IPv6 link-local surface analyzer



Quick Start

    1. make sure that nmap, ifconfig & arping are installed and in your path
    2. run as root

    tested on Ubuntu 11.10 64b


    (actual ips obfuscated)


    With more devices coming IPv6 ready out of the box, a shadow network is emerging that nobody is paying attention to.

    There’s Joe sysadmin, configuring a tight firewall for this new server, default deny, very restrictive & all. This is great but did he realize that there is nothing in front of IPv6? We are used to setting up iptables, ipfw, et cetera. Unfortunately ip6tables & ip6fw too often get forgotten.

    With IPv4, a device was manually configured or wasn’t configured until it got an address from DHCP. With IPv6 a device that is not manually configured will hop on the network with a link-local address and try to further discover its settings.
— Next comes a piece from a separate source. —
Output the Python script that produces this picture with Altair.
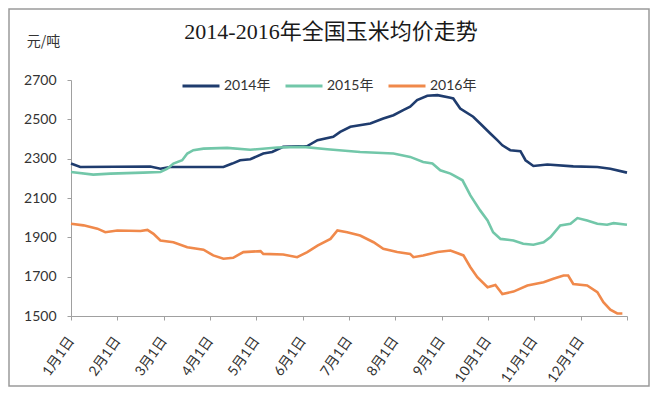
import altair as alt
import pandas as pd

# ---- data ----
series_names = ["2014年", "2015年", "2016年"]
series_colors = ["#1F3C6E", "#72C7A9", "#F0894B"]
month_labels = ["1月1日", "2月1日", "3月1日", "4月1日", "5月1日", "6月1日",
                "7月1日", "8月1日", "9月1日", "10月1日", "11月1日", "12月1日"]
y_ticks = [1500, 1700, 1900, 2100, 2300, 2500, 2700]

# position in months since 1月1日 (0..12)
pos_2014 = [0, 0.20, 1.71, 1.93, 2.14, 3.29, 3.48, 3.65, 3.87, 4.15, 4.34, 4.58,
            5.10, 5.32, 5.66, 5.81, 6.03, 6.46, 6.74, 6.96, 7.17, 7.32, 7.47,
            7.69, 7.91, 8.19, 8.25, 8.40, 8.68, 8.83, 9.05, 9.20, 9.31, 9.48,
            9.70, 9.81, 9.98, 10.28, 10.84, 11.36, 11.64, 12.0]
price_2014 = [2275, 2258, 2260, 2249, 2258, 2258, 2275, 2292, 2297, 2326, 2334, 2360,
              2364, 2394, 2411, 2436, 2462, 2479, 2504, 2521, 2547, 2564, 2598,
              2620, 2623, 2610, 2606, 2555, 2513, 2479, 2428, 2394, 2368, 2343,
              2338, 2292, 2263, 2270, 2261, 2258, 2249, 2229]

pos_2015 = [0, 0.48, 0.85, 1.56, 1.93, 2.08, 2.21, 2.40, 2.51, 2.64, 2.86, 3.37,
            3.87, 4.45, 5.01, 5.53, 6.24, 6.96, 7.32, 7.60, 7.80, 7.97, 8.19,
            8.25, 8.45, 8.62, 8.83, 8.99, 9.11, 9.27, 9.55, 9.76, 9.98, 10.20,
            10.35, 10.56, 10.78, 10.93, 11.14, 11.36, 11.57, 11.71, 12.0]
price_2015 = [2232, 2219, 2224, 2229, 2232, 2249, 2275, 2292, 2326, 2343, 2351, 2355,
              2345, 2357, 2360, 2348, 2334, 2326, 2309, 2283, 2275, 2241, 2224,
              2216, 2190, 2113, 2037, 1986, 1926, 1892, 1884, 1867, 1862, 1875,
              1901, 1960, 1969, 1998, 1986, 1969, 1964, 1972, 1964]

pos_2016 = [0, 0.27, 0.57, 0.74, 1.00, 1.50, 1.65, 1.78, 1.93, 2.21, 2.51, 2.86,
            3.07, 3.29, 3.50, 3.72, 4.09, 4.15, 4.58, 4.88, 5.10, 5.32, 5.60,
            5.75, 5.96, 6.24, 6.53, 6.74, 7.04, 7.32, 7.39, 7.60, 7.91, 8.19,
            8.47, 8.62, 8.77, 8.99, 9.16, 9.31, 9.55, 9.85, 10.20, 10.41, 10.63,
            10.73, 10.84, 11.14, 11.36, 11.49, 11.64, 11.79, 11.90]
price_2016 = [1969, 1961, 1944, 1926, 1935, 1932, 1938, 1918, 1884, 1875, 1850, 1837,
              1808, 1791, 1796, 1825, 1830, 1816, 1813, 1799, 1825, 1858, 1892,
              1935, 1926, 1909, 1875, 1842, 1825, 1816, 1799, 1808, 1825, 1833,
              1808, 1748, 1697, 1646, 1658, 1612, 1624, 1655, 1672, 1689, 1706,
              1706, 1663, 1655, 1621, 1570, 1532, 1513, 1513]

rows = []
for name, ps, vs in zip(series_names,
                        [pos_2014, pos_2015, pos_2016],
                        [price_2014, price_2015, price_2016]):
    for i, (p, v) in enumerate(zip(ps, vs)):
        rows.append({"series": name, "pos": p, "price": v, "idx": i})
df = pd.DataFrame(rows)

label_array = "[" + ",".join("'" + s + "'" for s in month_labels) + "]"
x_label_expr = f"datum.value < 12 ? {label_array}[datum.value] : ''"

W, H = 556, 236

lines = alt.Chart(df).mark_line(strokeWidth=2.6).encode(
    x=alt.X("pos:Q",
            scale=alt.Scale(domain=[0, 12], nice=False, zero=False),
            axis=alt.Axis(values=list(range(13)), labelExpr=x_label_expr,
                          title=None, grid=False, labelAngle=-55,
                          labelAlign="right", labelBaseline="middle",
                          labelPadding=18, tickSize=4, labelOverlap=False,
                          labelFlush=False, labelFont="Lato, Noto Sans CJK SC",
                          labelFontSize=14, labelColor="#333333",
                          domainColor="#A0A0A0", tickColor="#A0A0A0")),
    y=alt.Y("price:Q",
            scale=alt.Scale(domain=[1500, 2700], nice=False, zero=False),
            axis=alt.Axis(values=y_ticks, format="d", title="元/吨", titleAngle=0,
                          titleX=-28, titleY=-39, titleAlign="center",
                          titleBaseline="middle", titleFont="Noto Sans CJK SC",
                          titleFontSize=14, titleFontWeight="normal",
                          titleColor="#333333", grid=False, tickSize=4,
                          labelPadding=11, labelFont="Lato", labelFontSize=14,
                          labelColor="#333333", domainColor="#A0A0A0",
                          tickColor="#A0A0A0")),
    color=alt.Color("series:N",
                    scale=alt.Scale(domain=series_names, range=series_colors),
                    legend=alt.Legend(title=None, orient="none",
                                      direction="horizontal", legendX=110,
                                      legendY=-14, symbolType="stroke",
                                      symbolSize=1369, symbolStrokeWidth=3,
                                      labelFont="Lato, Noto Sans CJK SC",
                                      labelFontSize=14, labelOffset=3,
                                      columnPadding=8, labelColor="#333333")),
    order="idx:Q",
)

frame = alt.Chart(pd.DataFrame({"k": [0]})).mark_rect(
    fill="transparent", stroke="#9A9A9A", strokeWidth=1.5
).encode(
    x=alt.value(-62), x2=alt.value(578), y=alt.value(-71), y2=alt.value(306)
)

chart = alt.layer(frame, lines).properties(
    width=W, height=H,
    title=alt.TitleParams("2014-2016年全国玉米均价走势",
                          font="Liberation Serif, Noto Sans CJK SC",
                          fontSize=22, fontWeight="normal", color="#1A1A1A",
                          anchor="middle", frame="group", dx=-18, offset=-36),
    autosize=alt.AutoSizeParams(type="none"),
    padding={"left": 63, "top": 72, "right": 24, "bottom": 72},
    background="white",
).configure_view(stroke=None)

chart.save("out.html", embed_options={"renderer": "svg", "actions": False})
In fact, IPv6 reserves a range of addresses for network discovery, these link-local addresses are based on the device’s mac address.

    Here is what ipv6_surface_analyzer.py does:

    • iterate through a given IPv4 range
    • for each address in the range, discover if a host sits behind it
    • port scan potentially found host on IPv4
    • infer IPv6 link-local address of host based on its mac address
    • port scan inferred IPv6 address

    The purpose of which is to establish by how much your attack surface is augmented by link-local IPv6.

    This threat threat is somewhat mitigated by its local nature and there are 2 reasons why:

    1. link-local isn’t routed and thus your visibility is bound to networks you have a presence on.
    2. Getting a host’s mac address is only possible while being on the same network.

    Local as it may be, having a shadow network providing a way to circumvent firewalls is quite risky.